Most of my family members live a good deal away and don't even know about this.

I am praying for all of you out there who are in bad situations. I pray that things work out for me and my boys. I know that with the grace of God and each other, we can all somehow get through these troubling times.

Please feel free to give me some imput and thoughts. They are appreciated and will be taken into consideration.

Harley

iVillage Member
Registered: 05-14-2001
Tue, 03-16-2004 - 10:35am

I recognize what your father-in-law chooses to do is his own business, but proposing to just decide you get half your husband's paycheck isn't legal.


~ cl-2nd_life

cl-2nd_
iVillage Member
Registered: 11-24-2003
Tue, 03-16-2004 - 11:37am
First of all, I want to thank you for the advice on the FIL issue. I have contacted the Victim Assistance Program in my area and they hooked me up with a number to an attorney who can give me some legal advice. I am waiting for a return call.

I have also contacted the Sheriff's Office and requested to have a property check done every so often to make sure that my H does not come here and bother me and my children. The PO will be lifted tomorrow at 5:00p.m. He has to go to court tomorrow at 3:00p.m. to face the judge. I do not know what will happen, but I do know that he plans to go back out on the road and will probably want to stop by. Whether or not if he will, I do not know, but I do not plan do be here "just in case."

Emotionally, I am drained. I sit here in front of this board all day and into the evening, reading post after post. I feel so badly for everyone. Unfortunately, I am not alone in this. I pray everyday that these men get what they deserve.

I still have not found the energy to clean up my house. It is a mess. This is totally out of character for me. Maybe part of me is hoping that he will come back here and saok up the damage that has been done. Blood stains in the carpet and on the wall.

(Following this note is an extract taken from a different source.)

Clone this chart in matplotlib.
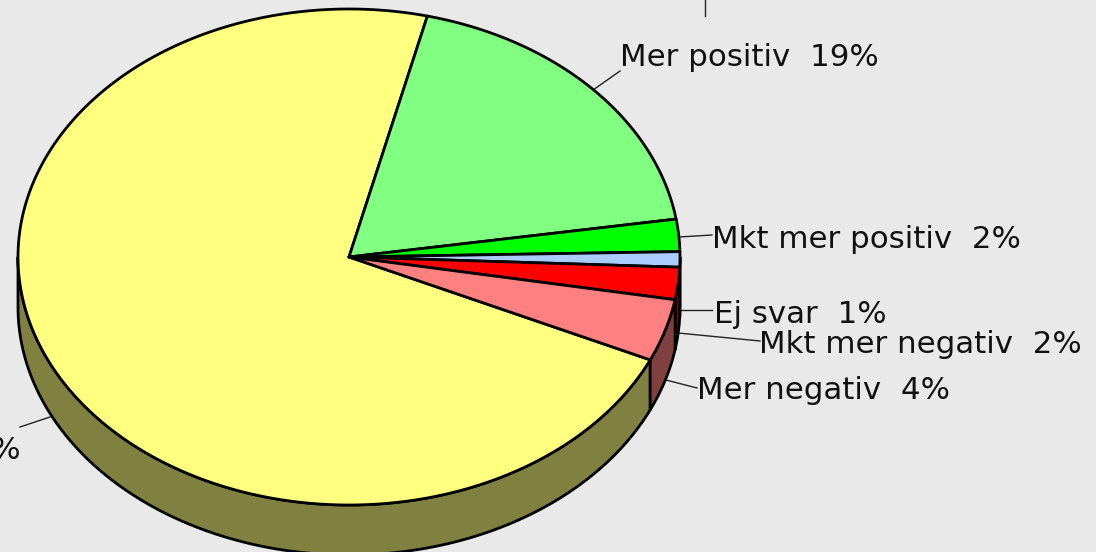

My lack of interest in even doing the dishes or picking laundry up off of the floor. The bruises on my face, the hurt in my children's eyes, I wish that he could see. Maybe after I know for sure that he is out-of-state, I will feel more like cleaning up the mess. Right now, I just don't care. Even taking a shower seems to take so much effort. My mind is consumed on what to do, where to go from here. I am feeling strong one minute and weak and depressed the next.

I was in an accident quite a few years ago. I had no insurance and it was my fault. I was sued by the victim's in the accident for a sum of $10,000.00. According to DMV and the attorney's, I cannot retain my license until I start paying payments to the attorneys. Ever since I have been fighting for custody of my oldest son, my H and I have been in debt and could not afford to pay an additional $100.00 a month to another attorney. We felt that my son was more important. I will touch base on this subject too with the attorney later on today.

This has gotten pretty long, so I am going to end it. I will keep you updated on my progress. Hopefully, my actions can help someone else.

Thanks Again,

My Thoughts and Prayers to Everyone...

Harley

iVillage Member
Registered: 11-24-2003
Tue, 03-16-2004 - 3:22pm
P.S. Thinking about Legal Seperation too. Any advice???

Harley

iVillage Member
Registered: 05-14-2001
Wed, 03-17-2004 - 11:17pm

I understand how you're feeling, the numbness, the lack of motivation, the shock of it all.